The big NASA x SpaceX collab is going to be out of this world

There was no chance of postponing — the intergalactic supply chain depends on this launch.

Photo by Joe Raedle/Getty Images

The big NASA x SpaceX collab is going to be out of this world

Even a pandemic can’t bring NASA down: On Wednesday, the space agency will team up with SpaceX for the first-ever public-private space launch.

Two veteran astronauts will hop aboard SpaceX’s Crew Dragon and lift off to the International Space Station — and if all goes well, it might clear the launchpad for private space companies everywhere.

Virgin Orbit, which is trying to trailblaze a path for low-budget space travel, is in the game too — firing off a small rocket from one of its jumbo jets.

Watching from the wings is Jeff Bezos’ Blue Origin, which has a rocket of its own it’s hoping to test. 

You think Earth’s supply chains are a mess? 

Try living in space.

You might be wondering why, in the middle of a pandemic, we are so eager to send humans into outer space. But as Engadget explained, space travel is so tightly scheduled that even one postponement could mess up the whole system. 

Take the International Space Station: Space agencies time their departures and arrivals to maximize resources. 

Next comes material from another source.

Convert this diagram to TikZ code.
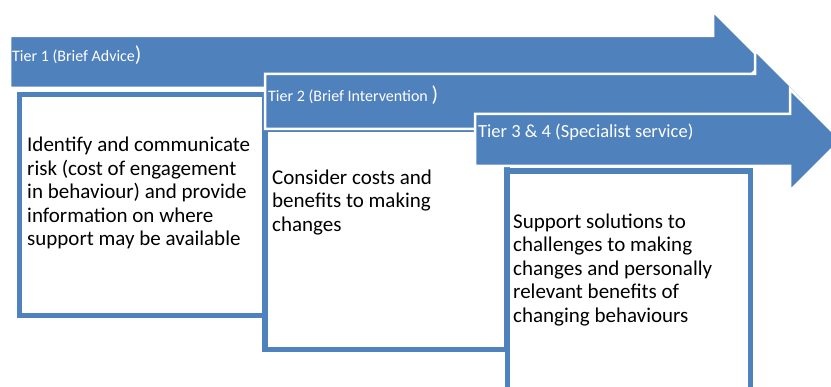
\documentclass[tikz,border=0pt]{standalone}
\usepackage{fontspec}
\setmainfont{Carlito}
\definecolor{tierblue}{HTML}{4F81BD}
\begin{document}
\begin{tikzpicture}[x=1pt,y=-1pt,
  arrowshape/.style={fill=tierblue,draw=white,line width=2.5pt,line join=miter},
  stepbox/.style={draw=tierblue,fill=white,line width=5.8pt},
  tierlabel/.style={text=white,inner sep=0pt,anchor=base west,font=\fontsize{16}{19}\selectfont},
  bigparen/.style={},
  boxtext/.style={text=black,inner sep=0pt,anchor=north west,align=left,font=\fontsize{21}{23.5}\selectfont}]
\useasboundingbox (0,0) rectangle (831,387);
\clip (0,0) rectangle (831,387);
% Arrow 1
\path[arrowshape] (10,36) -- (713,36) -- (713,11) -- (764,62) -- (713,113) -- (713,88) -- (10,88) -- cycle;
% Box 1
\draw[stepbox] (19.5,94.5) rectangle (264.5,315.5);
% Box 2
\draw[stepbox] (265,129) rectangle (507,349.5);
% Arrow 2
\path[arrowshape] (265,74) -- (755,74) -- (755,50) -- (806.5,101.5) -- (755,153) -- (755,129) -- (265,129) -- cycle;
% Arrow 3
\path[arrowshape] (475,114) -- (790,114) -- (790,89) -- (841,140) -- (790,191) -- (790,166) -- (475,166) -- cycle;
% Box 3
\draw[stepbox] (507.5,171) rectangle (750.5,400);
% Labels
\node[tierlabel] (t1) at (12,61.5) {Tier 1 (Brief Advice{\fontsize{21.5}{24}\selectfont)}};
\node[tierlabel] (t2) at (268,101.5) {Tier 2 (Brief Intervention {\fontsize{21.5}{24}\selectfont)}};
\node[tierlabel,font=\fontsize{18.5}{22}\selectfont] (t3) at (478,138) {Tier 3 \& 4 (Specialist service)};
% Box texts
\node[boxtext] (b1) at (27,135.05) {\strut Identify and communicate\\risk (cost of engagement\\in behaviour) and provide\\information on where\\support may be available};
\node[boxtext] (b2) at (272,167.55) {\strut Consider costs and\\benefits to making\\changes};
\node[boxtext] (b3) at (513,211.55) {\strut Support solutions to\\challenges to making\\changes and personally\\relevant benefits of\\changing behaviours};
\end{tikzpicture}
\end{document}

Astronauts bouncing around the ISS aren’t able to grow their own food in space quite yet, Matt Damon be damned, and they need refills from new travelers. A launch like this one can’t wait.

Also pressing: There’s no laundry machine floating outside the space station. If you’ve ever gone camping for a little too long without clean clothes, you can imagine how those astronauts are feeling right now. 

The team guiding the Curiosity Rover? They’re WFH now

In some ways, astronauts are lucky: Quarantine has not been so simple for NASA’s team of engineers. Many rely on supercomputers and sophisticated 3D goggles to do their work, which they can’t just lug into the living room. 

The Rover team has had to downgrade some of its equipment — like their fellow earthlings, the group uses red-and-blue 3D glasses for now — but it’s working out okay.

In late March, 2 days after they switched to home computers, the engineers successfully guided the rover into drilling for a rock sample on Mars.